[Directions]: Give again exactly the lines that run from the start of the records to the line holding "const woZh = [0, 1, 9.2, 11.9, 15.3, 16.0];", both ends counted. Do not include the pictures.

[Extracted data]:
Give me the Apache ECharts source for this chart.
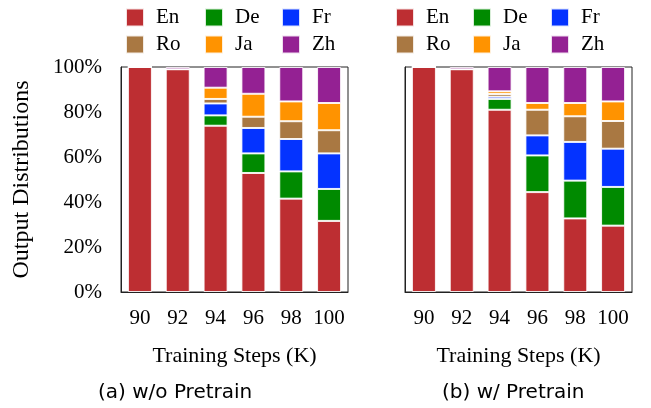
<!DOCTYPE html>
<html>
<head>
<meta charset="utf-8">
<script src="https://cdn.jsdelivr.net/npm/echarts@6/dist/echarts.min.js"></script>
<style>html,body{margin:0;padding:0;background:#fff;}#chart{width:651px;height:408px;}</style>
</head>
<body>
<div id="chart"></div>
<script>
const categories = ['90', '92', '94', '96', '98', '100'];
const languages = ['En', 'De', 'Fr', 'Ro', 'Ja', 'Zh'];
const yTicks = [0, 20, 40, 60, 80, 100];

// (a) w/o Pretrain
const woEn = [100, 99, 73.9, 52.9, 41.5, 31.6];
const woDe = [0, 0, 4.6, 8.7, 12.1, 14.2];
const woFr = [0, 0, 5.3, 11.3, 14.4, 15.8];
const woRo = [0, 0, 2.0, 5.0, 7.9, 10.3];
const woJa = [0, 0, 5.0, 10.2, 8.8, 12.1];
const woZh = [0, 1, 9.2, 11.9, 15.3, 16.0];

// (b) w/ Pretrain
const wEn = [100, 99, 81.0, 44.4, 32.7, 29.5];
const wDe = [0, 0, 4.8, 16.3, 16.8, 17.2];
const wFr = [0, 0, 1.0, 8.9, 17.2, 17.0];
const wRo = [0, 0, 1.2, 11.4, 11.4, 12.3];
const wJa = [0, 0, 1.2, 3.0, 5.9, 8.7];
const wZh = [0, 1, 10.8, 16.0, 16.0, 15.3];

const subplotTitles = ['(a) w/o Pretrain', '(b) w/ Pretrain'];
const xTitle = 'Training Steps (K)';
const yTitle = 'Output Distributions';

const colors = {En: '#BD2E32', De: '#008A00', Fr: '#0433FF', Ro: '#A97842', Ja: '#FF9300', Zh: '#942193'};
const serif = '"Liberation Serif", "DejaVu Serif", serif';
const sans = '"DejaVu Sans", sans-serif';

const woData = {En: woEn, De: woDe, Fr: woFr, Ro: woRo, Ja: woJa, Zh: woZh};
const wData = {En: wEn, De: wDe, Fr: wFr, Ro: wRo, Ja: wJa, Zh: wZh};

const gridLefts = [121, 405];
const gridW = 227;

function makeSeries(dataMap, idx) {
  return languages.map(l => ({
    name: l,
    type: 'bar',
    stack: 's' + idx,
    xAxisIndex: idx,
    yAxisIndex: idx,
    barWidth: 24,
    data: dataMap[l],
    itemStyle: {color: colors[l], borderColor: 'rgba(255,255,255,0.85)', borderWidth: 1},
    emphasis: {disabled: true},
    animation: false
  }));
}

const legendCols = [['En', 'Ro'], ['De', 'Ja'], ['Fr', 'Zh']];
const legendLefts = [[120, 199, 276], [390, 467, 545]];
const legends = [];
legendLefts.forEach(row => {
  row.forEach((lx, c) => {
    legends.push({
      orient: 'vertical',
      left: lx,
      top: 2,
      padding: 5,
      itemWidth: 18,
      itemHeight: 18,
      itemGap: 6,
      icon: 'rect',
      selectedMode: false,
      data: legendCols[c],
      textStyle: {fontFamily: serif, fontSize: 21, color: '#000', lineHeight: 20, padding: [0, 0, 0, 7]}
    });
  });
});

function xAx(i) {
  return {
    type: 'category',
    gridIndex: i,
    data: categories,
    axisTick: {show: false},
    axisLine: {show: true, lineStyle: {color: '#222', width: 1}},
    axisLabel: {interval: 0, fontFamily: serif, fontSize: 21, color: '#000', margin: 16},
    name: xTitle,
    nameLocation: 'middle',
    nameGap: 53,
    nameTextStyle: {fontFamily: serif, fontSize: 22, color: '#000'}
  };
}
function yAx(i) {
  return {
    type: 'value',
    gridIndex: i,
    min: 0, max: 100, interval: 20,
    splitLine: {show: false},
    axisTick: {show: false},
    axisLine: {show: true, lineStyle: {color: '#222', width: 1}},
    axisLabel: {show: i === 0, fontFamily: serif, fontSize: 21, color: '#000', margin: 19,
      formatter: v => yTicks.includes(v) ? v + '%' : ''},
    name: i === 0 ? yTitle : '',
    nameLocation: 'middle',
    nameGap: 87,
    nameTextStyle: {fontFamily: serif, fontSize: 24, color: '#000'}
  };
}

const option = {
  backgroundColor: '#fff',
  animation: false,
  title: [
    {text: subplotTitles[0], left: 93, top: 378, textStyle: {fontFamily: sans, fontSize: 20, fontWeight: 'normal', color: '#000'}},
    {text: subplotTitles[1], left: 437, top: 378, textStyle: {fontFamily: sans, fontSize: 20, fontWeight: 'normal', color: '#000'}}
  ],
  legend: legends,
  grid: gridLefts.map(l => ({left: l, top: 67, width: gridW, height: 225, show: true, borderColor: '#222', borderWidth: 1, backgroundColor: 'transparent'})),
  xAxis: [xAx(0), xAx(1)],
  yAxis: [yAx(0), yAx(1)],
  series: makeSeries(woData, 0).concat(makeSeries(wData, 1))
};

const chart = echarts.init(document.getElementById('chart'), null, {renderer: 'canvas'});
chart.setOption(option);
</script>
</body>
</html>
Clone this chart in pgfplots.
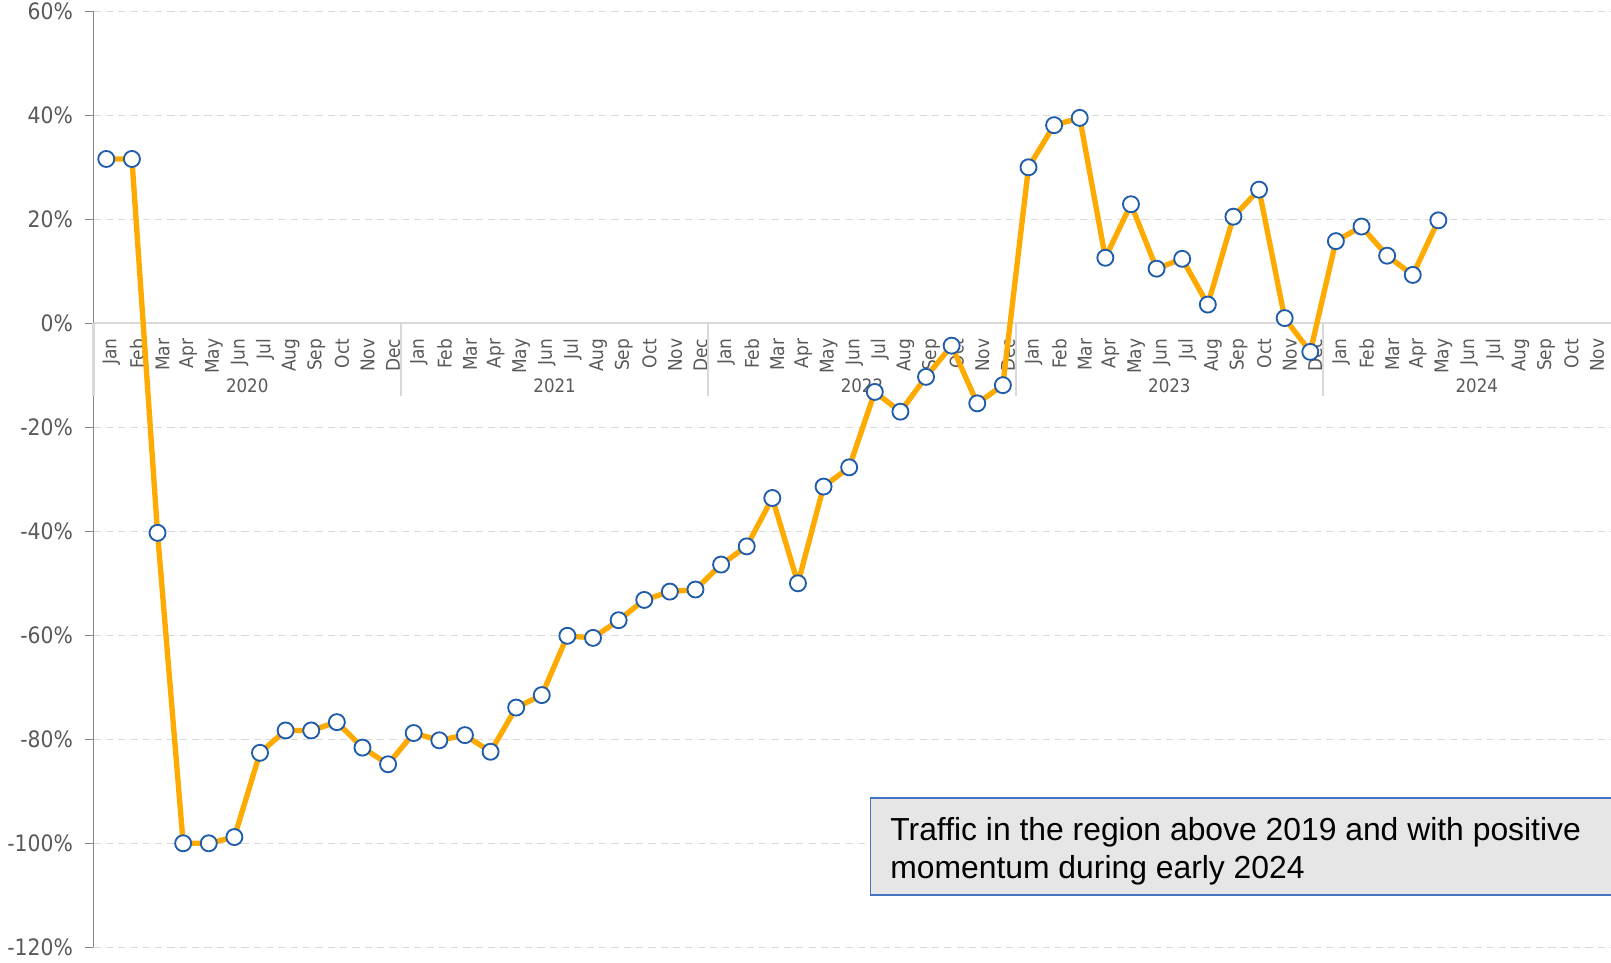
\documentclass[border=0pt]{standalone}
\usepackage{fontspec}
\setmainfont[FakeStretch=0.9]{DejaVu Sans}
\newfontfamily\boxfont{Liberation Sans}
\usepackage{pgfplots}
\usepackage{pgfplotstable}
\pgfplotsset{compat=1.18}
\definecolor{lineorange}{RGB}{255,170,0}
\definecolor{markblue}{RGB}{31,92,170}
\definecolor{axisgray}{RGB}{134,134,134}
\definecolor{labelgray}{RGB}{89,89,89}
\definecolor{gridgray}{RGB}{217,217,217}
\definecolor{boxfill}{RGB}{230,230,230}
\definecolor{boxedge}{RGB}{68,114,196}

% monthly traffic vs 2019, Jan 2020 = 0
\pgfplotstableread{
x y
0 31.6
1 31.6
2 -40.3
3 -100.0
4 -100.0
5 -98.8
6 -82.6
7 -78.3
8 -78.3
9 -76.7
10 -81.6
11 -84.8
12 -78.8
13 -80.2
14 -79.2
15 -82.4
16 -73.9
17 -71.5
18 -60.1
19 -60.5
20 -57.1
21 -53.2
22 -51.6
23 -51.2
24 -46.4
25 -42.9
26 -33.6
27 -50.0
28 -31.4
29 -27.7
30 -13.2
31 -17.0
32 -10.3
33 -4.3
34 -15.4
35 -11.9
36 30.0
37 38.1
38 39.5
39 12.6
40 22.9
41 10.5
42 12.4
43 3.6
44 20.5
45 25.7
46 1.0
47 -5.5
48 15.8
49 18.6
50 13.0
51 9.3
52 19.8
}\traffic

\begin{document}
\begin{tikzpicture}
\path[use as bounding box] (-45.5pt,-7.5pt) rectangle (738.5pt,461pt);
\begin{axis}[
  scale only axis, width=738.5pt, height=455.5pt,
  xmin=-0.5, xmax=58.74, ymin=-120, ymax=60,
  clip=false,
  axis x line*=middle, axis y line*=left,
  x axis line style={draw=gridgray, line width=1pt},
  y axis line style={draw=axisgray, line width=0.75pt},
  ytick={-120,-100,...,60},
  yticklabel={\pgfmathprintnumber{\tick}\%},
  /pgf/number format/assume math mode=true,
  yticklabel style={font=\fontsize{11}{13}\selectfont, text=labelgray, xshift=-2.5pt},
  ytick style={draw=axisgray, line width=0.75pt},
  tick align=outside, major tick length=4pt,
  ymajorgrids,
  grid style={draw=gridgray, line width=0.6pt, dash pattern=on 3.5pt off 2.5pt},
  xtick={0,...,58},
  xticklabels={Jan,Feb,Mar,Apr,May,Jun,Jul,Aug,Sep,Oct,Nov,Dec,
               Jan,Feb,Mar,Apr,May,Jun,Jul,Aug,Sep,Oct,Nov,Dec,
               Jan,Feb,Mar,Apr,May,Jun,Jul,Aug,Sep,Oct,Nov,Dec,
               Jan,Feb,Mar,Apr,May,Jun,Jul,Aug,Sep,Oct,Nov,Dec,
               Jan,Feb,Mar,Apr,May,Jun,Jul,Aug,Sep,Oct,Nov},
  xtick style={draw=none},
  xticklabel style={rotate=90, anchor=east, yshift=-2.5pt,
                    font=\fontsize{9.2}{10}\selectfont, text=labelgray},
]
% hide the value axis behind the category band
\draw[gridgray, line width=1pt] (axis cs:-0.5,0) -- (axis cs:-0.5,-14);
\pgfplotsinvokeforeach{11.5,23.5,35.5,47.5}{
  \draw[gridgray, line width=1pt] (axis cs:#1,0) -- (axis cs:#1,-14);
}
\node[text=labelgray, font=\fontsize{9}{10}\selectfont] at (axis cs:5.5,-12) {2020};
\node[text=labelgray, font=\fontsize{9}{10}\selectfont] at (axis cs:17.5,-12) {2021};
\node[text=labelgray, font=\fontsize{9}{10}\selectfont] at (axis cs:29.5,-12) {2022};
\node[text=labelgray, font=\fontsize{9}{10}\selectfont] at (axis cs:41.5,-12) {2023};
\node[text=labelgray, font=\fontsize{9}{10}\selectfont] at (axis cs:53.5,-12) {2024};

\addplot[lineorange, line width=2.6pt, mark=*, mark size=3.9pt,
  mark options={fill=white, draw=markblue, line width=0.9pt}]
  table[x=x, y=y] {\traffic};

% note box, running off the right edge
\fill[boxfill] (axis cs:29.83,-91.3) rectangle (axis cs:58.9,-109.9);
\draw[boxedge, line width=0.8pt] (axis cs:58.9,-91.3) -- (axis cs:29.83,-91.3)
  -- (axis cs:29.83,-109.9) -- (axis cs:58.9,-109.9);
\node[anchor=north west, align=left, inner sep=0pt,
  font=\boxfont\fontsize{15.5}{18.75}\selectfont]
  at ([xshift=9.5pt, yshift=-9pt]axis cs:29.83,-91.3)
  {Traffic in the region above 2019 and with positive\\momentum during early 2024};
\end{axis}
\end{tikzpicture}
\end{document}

[Result for this task]:
Give me the Apache ECharts source for this chart.
<!DOCTYPE html>
<html>
<head>
<meta charset="utf-8">
<script src="https://cdn.jsdelivr.net/npm/echarts@6/dist/echarts.min.js"></script>
<style>html,body{margin:0;padding:0;background:#fff;}#chart{width:651px;height:408px;}</style>
</head>
<body>
<div id="chart"></div>
<script>
const categories = ['90', '92', '94', '96', '98', '100'];
const languages = ['En', 'De', 'Fr', 'Ro', 'Ja', 'Zh'];
const yTicks = [0, 20, 40, 60, 80, 100];

// (a) w/o Pretrain
const woEn = [100, 99, 73.9, 52.9, 41.5, 31.6];
const woDe = [0, 0, 4.6, 8.7, 12.1, 14.2];
const woFr = [0, 0, 5.3, 11.3, 14.4, 15.8];
const woRo = [0, 0, 2.0, 5.0, 7.9, 10.3];
const woJa = [0, 0, 5.0, 10.2, 8.8, 12.1];
const woZh = [0, 1, 9.2, 11.9, 15.3, 16.0];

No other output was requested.